BEGIN Recorded data

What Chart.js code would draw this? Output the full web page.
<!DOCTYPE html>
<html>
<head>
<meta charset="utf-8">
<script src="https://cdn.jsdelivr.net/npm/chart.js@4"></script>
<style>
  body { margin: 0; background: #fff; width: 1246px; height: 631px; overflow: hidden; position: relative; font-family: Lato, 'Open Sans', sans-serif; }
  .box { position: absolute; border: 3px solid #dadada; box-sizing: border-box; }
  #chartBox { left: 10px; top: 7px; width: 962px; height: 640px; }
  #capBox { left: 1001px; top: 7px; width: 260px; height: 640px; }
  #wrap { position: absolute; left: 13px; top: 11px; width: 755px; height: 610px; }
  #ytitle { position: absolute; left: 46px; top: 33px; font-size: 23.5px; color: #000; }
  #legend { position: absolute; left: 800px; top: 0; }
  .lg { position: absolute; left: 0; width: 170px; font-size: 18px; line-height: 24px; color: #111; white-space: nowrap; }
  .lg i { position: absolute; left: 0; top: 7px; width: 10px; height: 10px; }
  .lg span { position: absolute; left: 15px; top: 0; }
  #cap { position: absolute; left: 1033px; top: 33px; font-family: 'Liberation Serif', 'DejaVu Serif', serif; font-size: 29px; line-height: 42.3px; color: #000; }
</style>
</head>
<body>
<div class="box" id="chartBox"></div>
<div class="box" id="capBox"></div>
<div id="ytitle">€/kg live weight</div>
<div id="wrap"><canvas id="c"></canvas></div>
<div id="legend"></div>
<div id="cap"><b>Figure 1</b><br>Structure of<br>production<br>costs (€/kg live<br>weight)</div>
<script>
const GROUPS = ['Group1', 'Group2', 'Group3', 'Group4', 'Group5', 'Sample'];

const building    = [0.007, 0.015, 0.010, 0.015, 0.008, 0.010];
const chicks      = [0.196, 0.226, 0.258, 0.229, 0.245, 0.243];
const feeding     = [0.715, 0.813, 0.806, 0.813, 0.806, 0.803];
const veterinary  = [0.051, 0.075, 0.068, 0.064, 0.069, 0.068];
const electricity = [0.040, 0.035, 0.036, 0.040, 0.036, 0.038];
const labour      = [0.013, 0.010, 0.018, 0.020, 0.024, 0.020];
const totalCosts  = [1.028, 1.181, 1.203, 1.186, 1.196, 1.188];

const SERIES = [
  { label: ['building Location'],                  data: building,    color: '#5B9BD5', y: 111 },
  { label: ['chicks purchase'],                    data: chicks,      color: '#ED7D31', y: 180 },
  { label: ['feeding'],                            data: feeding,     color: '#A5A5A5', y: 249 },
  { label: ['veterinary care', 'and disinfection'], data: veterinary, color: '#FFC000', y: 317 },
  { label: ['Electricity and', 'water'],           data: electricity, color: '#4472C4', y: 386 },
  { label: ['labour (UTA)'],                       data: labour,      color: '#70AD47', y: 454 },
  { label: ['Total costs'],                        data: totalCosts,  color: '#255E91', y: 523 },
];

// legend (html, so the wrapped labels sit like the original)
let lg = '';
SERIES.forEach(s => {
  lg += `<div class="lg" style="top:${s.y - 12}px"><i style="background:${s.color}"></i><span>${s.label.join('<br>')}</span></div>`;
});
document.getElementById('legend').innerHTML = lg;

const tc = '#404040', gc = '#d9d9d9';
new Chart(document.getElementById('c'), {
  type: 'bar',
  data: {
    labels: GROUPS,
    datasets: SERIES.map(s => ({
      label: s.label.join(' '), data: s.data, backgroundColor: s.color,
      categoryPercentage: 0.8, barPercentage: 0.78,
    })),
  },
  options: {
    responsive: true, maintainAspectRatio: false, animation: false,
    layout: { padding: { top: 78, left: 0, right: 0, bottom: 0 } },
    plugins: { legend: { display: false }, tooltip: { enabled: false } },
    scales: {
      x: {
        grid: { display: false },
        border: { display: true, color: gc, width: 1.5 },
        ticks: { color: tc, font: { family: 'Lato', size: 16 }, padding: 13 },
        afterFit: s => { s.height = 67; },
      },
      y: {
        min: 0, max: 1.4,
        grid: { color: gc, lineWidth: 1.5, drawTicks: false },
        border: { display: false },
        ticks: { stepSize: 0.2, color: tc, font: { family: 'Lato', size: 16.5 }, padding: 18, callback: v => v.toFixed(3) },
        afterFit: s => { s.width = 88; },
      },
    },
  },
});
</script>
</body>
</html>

END Recorded data

Stated goal: Write out a verbatim copy of the data, beginning with its first line and ending with the line that contains "1.186, 1.196, 1.188];".

Exercise response:
What Chart.js code would draw this? Output the full web page.
<!DOCTYPE html>
<html>
<head>
<meta charset="utf-8">
<script src="https://cdn.jsdelivr.net/npm/chart.js@4"></script>
<style>
  body { margin: 0; background: #fff; width: 1246px; height: 631px; overflow: hidden; position: relative; font-family: Lato, 'Open Sans', sans-serif; }
  .box { position: absolute; border: 3px solid #dadada; box-sizing: border-box; }
  #chartBox { left: 10px; top: 7px; width: 962px; height: 640px; }
  #capBox { left: 1001px; top: 7px; width: 260px; height: 640px; }
  #wrap { position: absolute; left: 13px; top: 11px; width: 755px; height: 610px; }
  #ytitle { position: absolute; left: 46px; top: 33px; font-size: 23.5px; color: #000; }
  #legend { position: absolute; left: 800px; top: 0; }
  .lg { position: absolute; left: 0; width: 170px; font-size: 18px; line-height: 24px; color: #111; white-space: nowrap; }
  .lg i { position: absolute; left: 0; top: 7px; width: 10px; height: 10px; }
  .lg span { position: absolute; left: 15px; top: 0; }
  #cap { position: absolute; left: 1033px; top: 33px; font-family: 'Liberation Serif', 'DejaVu Serif', serif; font-size: 29px; line-height: 42.3px; color: #000; }
</style>
</head>
<body>
<div class="box" id="chartBox"></div>
<div class="box" id="capBox"></div>
<div id="ytitle">€/kg live weight</div>
<div id="wrap"><canvas id="c"></canvas></div>
<div id="legend"></div>
<div id="cap"><b>Figure 1</b><br>Structure of<br>production<br>costs (€/kg live<br>weight)</div>
<script>
const GROUPS = ['Group1', 'Group2', 'Group3', 'Group4', 'Group5', 'Sample'];

const building    = [0.007, 0.015, 0.010, 0.015, 0.008, 0.010];
const chicks      = [0.196, 0.226, 0.258, 0.229, 0.245, 0.243];
const feeding     = [0.715, 0.813, 0.806, 0.813, 0.806, 0.803];
const veterinary  = [0.051, 0.075, 0.068, 0.064, 0.069, 0.068];
const electricity = [0.040, 0.035, 0.036, 0.040, 0.036, 0.038];
const labour      = [0.013, 0.010, 0.018, 0.020, 0.024, 0.020];
const totalCosts  = [1.028, 1.181, 1.203, 1.186, 1.196, 1.188];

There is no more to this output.